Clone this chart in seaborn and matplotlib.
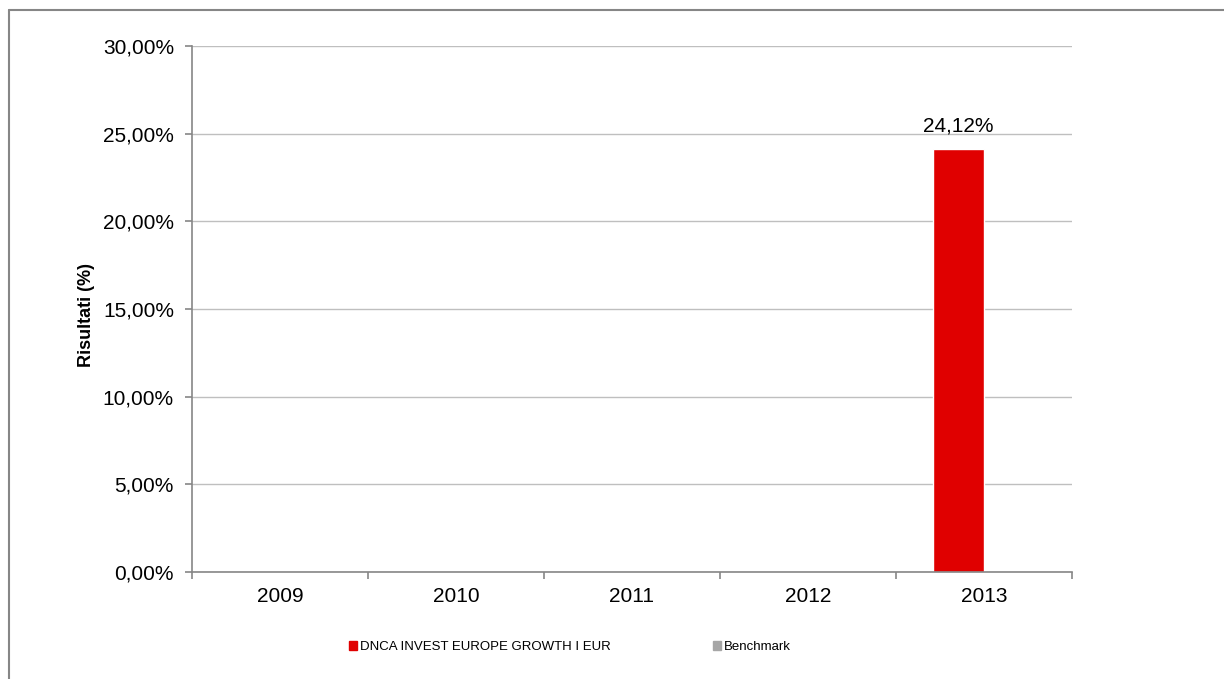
import numpy as np
import pandas as pd
import matplotlib
matplotlib.use('Agg')
import matplotlib.pyplot as plt
import seaborn as sb
from matplotlib.lines import Line2D
from matplotlib.patches import Patch

years = ['2009', '2010', '2011', '2012', '2013']
fund_name = 'DNCA INVEST EUROPE GROWTH I EUR'
bench_name = 'Benchmark'
fund_values = [np.nan, np.nan, np.nan, np.nan, 24.12]
bench_values = [np.nan, np.nan, np.nan, np.nan, np.nan]
yticks = [0, 5, 10, 15, 20, 25, 30]

sb.set_style('ticks')
plt.rcParams['font.family'] = ['Liberation Sans', 'DejaVu Sans']
plt.rcParams['text.color'] = 'black'
plt.rcParams['xtick.color'] = '#868686'
plt.rcParams['ytick.color'] = '#868686'
plt.rcParams['xtick.labelcolor'] = 'black'
plt.rcParams['ytick.labelcolor'] = 'black'

df = pd.DataFrame({
    'anno': years * 2,
    'serie': [fund_name] * len(years) + [bench_name] * len(years),
    'valore': fund_values + bench_values,
})

fig = plt.figure(figsize=(12.24, 6.79), dpi=100)
ax = fig.add_axes([192 / 1224, 1 - 572 / 679, 880 / 1224, 526 / 679])

colors = {fund_name: '#e00000', bench_name: '#a6a6a6'}
sb.barplot(data=df, x='anno', y='valore', hue='serie', order=years,
           hue_order=[fund_name, bench_name], palette=colors, saturation=1,
           width=0.58, dodge=True, ax=ax, legend=False, errorbar=None)

for cont in ax.containers:
    labels = ['' if np.isnan(v) else f'{v:.2f}%'.replace('.', ',') for v in cont.datavalues]
    ax.bar_label(cont, labels=labels, padding=10, fontsize=15, color='black')

ax.set_xlim(-0.5, len(years) - 0.5)
ax.set_ylim(0, 30)
ax.set_yticks(yticks)
ax.set_yticklabels([f'{t:.2f}%'.replace('.', ',') for t in yticks], fontsize=15)
ax.yaxis.grid(True, color='#bfbfbf', linewidth=1)
ax.set_axisbelow(True)

ax.set_xticks(range(len(years)))
ax.set_xticklabels(years, fontsize=15)
ax.set_xticks(np.arange(-0.5, len(years)), minor=True)
ax.tick_params(axis='x', which='major', length=0, pad=11)
ax.tick_params(axis='x', which='minor', length=5, width=1.2, color='#868686', direction='out')
ax.tick_params(axis='y', length=5, width=1.2, color='#868686', direction='out', left=True, pad=8)

for s in ['top', 'right']:
    ax.spines[s].set_visible(False)
for s in ['left', 'bottom']:
    ax.spines[s].set_color('#868686')
    ax.spines[s].set_linewidth(1.2)

ax.set_xlabel('')
ax.set_ylabel('Risultati (%)', fontsize=13, fontweight='bold', labelpad=5.5, color='black')
ax.yaxis.label.set_y(0.489)

handles = [Patch(color=colors[fund_name], label=fund_name),
           Patch(color=colors[bench_name], label=bench_name)]
fig.legend(handles=handles, loc='center', bbox_to_anchor=(570 / 1224, 1 - 647 / 679),
           ncol=2, frameon=False, fontsize=9.5, handlelength=0.6, handleheight=0.6,
           handletextpad=0.2, columnspacing=7.8)

fig.add_artist(Line2D([9 / 1224, 1], [1 - 10 / 679, 1 - 10 / 679],
                      transform=fig.transFigure, color='#868686', linewidth=1.5))
fig.add_artist(Line2D([9 / 1224, 9 / 1224], [0, 1 - 10 / 679],
                      transform=fig.transFigure, color='#868686', linewidth=1.5))

fig.savefig('out.png', dpi=100)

▶ [What to work on]:
Drop the images and repeat the data exactly.

▶ [Complete response]:
Clone this chart in seaborn and matplotlib.
import numpy as np
import pandas as pd
import matplotlib
matplotlib.use('Agg')
import matplotlib.pyplot as plt
import seaborn as sb
from matplotlib.lines import Line2D
from matplotlib.patches import Patch

years = ['2009', '2010', '2011', '2012', '2013']
fund_name = 'DNCA INVEST EUROPE GROWTH I EUR'
bench_name = 'Benchmark'
fund_values = [np.nan, np.nan, np.nan, np.nan, 24.12]
bench_values = [np.nan, np.nan, np.nan, np.nan, np.nan]
yticks = [0, 5, 10, 15, 20, 25, 30]

sb.set_style('ticks')
plt.rcParams['font.family'] = ['Liberation Sans', 'DejaVu Sans']
plt.rcParams['text.color'] = 'black'
plt.rcParams['xtick.color'] = '#868686'
plt.rcParams['ytick.color'] = '#868686'
plt.rcParams['xtick.labelcolor'] = 'black'
plt.rcParams['ytick.labelcolor'] = 'black'

df = pd.DataFrame({
    'anno': years * 2,
    'serie': [fund_name] * len(years) + [bench_name] * len(years),
    'valore': fund_values + bench_values,
})

fig = plt.figure(figsize=(12.24, 6.79), dpi=100)
ax = fig.add_axes([192 / 1224, 1 - 572 / 679, 880 / 1224, 526 / 679])

colors = {fund_name: '#e00000', bench_name: '#a6a6a6'}
sb.barplot(data=df, x='anno', y='valore', hue='serie', order=years,
           hue_order=[fund_name, bench_name], palette=colors, saturation=1,
           width=0.58, dodge=True, ax=ax, legend=False, errorbar=None)

for cont in ax.containers:
    labels = ['' if np.isnan(v) else f'{v:.2f}%'.replace('.', ',') for v in cont.datavalues]
    ax.bar_label(cont, labels=labels, padding=10, fontsize=15, color='black')

ax.set_xlim(-0.5, len(years) - 0.5)
ax.set_ylim(0, 30)
ax.set_yticks(yticks)
ax.set_yticklabels([f'{t:.2f}%'.replace('.', ',') for t in yticks], fontsize=15)
ax.yaxis.grid(True, color='#bfbfbf', linewidth=1)
ax.set_axisbelow(True)

ax.set_xticks(range(len(years)))
ax.set_xticklabels(years, fontsize=15)
ax.set_xticks(np.arange(-0.5, len(years)), minor=True)
ax.tick_params(axis='x', which='major', length=0, pad=11)
ax.tick_params(axis='x', which='minor', length=5, width=1.2, color='#868686', direction='out')
ax.tick_params(axis='y', length=5, width=1.2, color='#868686', direction='out', left=True, pad=8)

for s in ['top', 'right']:
    ax.spines[s].set_visible(False)
for s in ['left', 'bottom']:
    ax.spines[s].set_color('#868686')
    ax.spines[s].set_linewidth(1.2)

ax.set_xlabel('')
ax.set_ylabel('Risultati (%)', fontsize=13, fontweight='bold', labelpad=5.5, color='black')
ax.yaxis.label.set_y(0.489)

handles = [Patch(color=colors[fund_name], label=fund_name),
           Patch(color=colors[bench_name], label=bench_name)]
fig.legend(handles=handles, loc='center', bbox_to_anchor=(570 / 1224, 1 - 647 / 679),
           ncol=2, frameon=False, fontsize=9.5, handlelength=0.6, handleheight=0.6,
           handletextpad=0.2, columnspacing=7.8)

fig.add_artist(Line2D([9 / 1224, 1], [1 - 10 / 679, 1 - 10 / 679],
                      transform=fig.transFigure, color='#868686', linewidth=1.5))
fig.add_artist(Line2D([9 / 1224, 9 / 1224], [0, 1 - 10 / 679],
                      transform=fig.transFigure, color='#868686', linewidth=1.5))

fig.savefig('out.png', dpi=100)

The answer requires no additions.